**Stated exercise:**
What lines of the data hold the string "React"? Pull each one out.
"""
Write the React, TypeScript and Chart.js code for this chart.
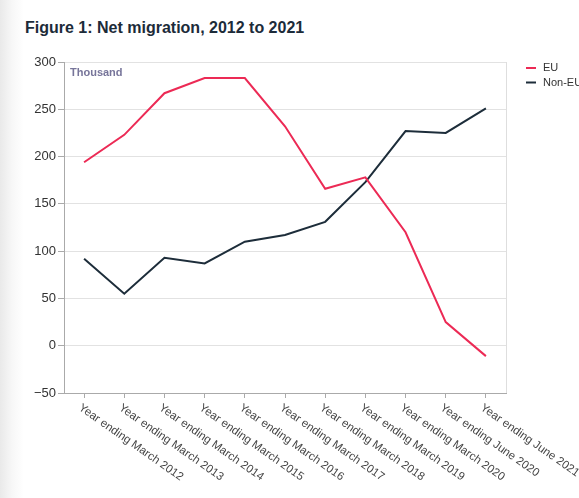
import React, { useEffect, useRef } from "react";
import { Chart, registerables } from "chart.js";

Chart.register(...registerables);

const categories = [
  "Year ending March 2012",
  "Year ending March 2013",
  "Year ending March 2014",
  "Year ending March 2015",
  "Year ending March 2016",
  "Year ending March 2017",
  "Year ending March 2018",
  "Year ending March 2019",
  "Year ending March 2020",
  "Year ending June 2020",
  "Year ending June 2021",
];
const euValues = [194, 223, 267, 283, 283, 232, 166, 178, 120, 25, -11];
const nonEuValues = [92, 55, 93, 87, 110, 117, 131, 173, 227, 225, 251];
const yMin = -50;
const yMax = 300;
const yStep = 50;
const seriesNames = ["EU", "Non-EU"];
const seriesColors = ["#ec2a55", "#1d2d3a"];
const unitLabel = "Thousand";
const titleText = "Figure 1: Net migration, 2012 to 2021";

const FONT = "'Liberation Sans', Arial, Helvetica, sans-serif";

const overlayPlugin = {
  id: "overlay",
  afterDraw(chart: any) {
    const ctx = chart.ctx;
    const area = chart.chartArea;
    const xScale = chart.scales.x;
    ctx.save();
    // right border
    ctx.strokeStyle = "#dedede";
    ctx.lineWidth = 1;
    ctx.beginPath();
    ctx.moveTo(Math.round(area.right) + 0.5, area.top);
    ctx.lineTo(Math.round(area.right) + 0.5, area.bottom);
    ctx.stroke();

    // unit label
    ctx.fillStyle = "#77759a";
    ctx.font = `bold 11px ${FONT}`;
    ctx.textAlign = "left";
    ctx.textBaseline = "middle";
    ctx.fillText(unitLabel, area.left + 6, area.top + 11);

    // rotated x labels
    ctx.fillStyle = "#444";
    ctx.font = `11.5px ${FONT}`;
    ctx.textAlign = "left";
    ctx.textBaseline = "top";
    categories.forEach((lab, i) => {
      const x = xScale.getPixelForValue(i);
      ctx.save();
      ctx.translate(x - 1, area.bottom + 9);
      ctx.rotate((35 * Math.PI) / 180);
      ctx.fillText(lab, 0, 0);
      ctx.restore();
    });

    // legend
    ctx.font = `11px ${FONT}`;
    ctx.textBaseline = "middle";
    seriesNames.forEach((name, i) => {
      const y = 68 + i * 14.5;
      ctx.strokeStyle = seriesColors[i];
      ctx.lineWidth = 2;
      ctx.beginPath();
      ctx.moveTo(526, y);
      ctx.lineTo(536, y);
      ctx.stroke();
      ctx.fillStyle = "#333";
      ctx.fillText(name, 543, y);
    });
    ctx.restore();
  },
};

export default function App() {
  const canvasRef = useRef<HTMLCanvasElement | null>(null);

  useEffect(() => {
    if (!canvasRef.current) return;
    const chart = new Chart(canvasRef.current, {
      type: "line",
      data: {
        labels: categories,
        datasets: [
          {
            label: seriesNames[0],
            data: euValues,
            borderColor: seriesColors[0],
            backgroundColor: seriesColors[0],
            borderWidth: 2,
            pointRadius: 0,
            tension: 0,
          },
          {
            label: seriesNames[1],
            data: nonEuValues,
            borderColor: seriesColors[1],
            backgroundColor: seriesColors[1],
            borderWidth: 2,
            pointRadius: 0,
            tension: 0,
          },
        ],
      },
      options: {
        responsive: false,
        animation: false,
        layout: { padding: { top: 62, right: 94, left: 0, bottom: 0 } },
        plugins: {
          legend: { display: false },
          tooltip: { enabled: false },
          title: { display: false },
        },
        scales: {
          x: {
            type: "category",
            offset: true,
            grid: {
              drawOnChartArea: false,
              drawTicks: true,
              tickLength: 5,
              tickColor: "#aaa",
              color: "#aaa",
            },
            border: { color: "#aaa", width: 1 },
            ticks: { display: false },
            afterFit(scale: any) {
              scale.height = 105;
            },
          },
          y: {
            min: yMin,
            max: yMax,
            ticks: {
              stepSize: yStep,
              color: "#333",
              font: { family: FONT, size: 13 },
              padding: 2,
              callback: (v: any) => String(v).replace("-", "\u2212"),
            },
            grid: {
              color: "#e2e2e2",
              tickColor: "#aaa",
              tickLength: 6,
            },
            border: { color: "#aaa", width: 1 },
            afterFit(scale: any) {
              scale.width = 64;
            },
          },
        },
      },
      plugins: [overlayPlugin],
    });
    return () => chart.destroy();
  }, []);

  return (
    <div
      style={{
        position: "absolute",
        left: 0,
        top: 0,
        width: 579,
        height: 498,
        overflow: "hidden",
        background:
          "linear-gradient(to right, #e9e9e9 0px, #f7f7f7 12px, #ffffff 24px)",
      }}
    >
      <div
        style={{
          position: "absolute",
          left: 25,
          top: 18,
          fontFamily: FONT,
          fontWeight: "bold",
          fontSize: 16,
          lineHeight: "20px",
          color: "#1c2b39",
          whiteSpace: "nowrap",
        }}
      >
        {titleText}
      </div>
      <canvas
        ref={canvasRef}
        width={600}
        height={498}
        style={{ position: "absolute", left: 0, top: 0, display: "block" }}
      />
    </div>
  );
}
"""
**Exercise solution:**
Write the React, TypeScript and Chart.js code for this chart.
import React, { useEffect, useRef } from "react";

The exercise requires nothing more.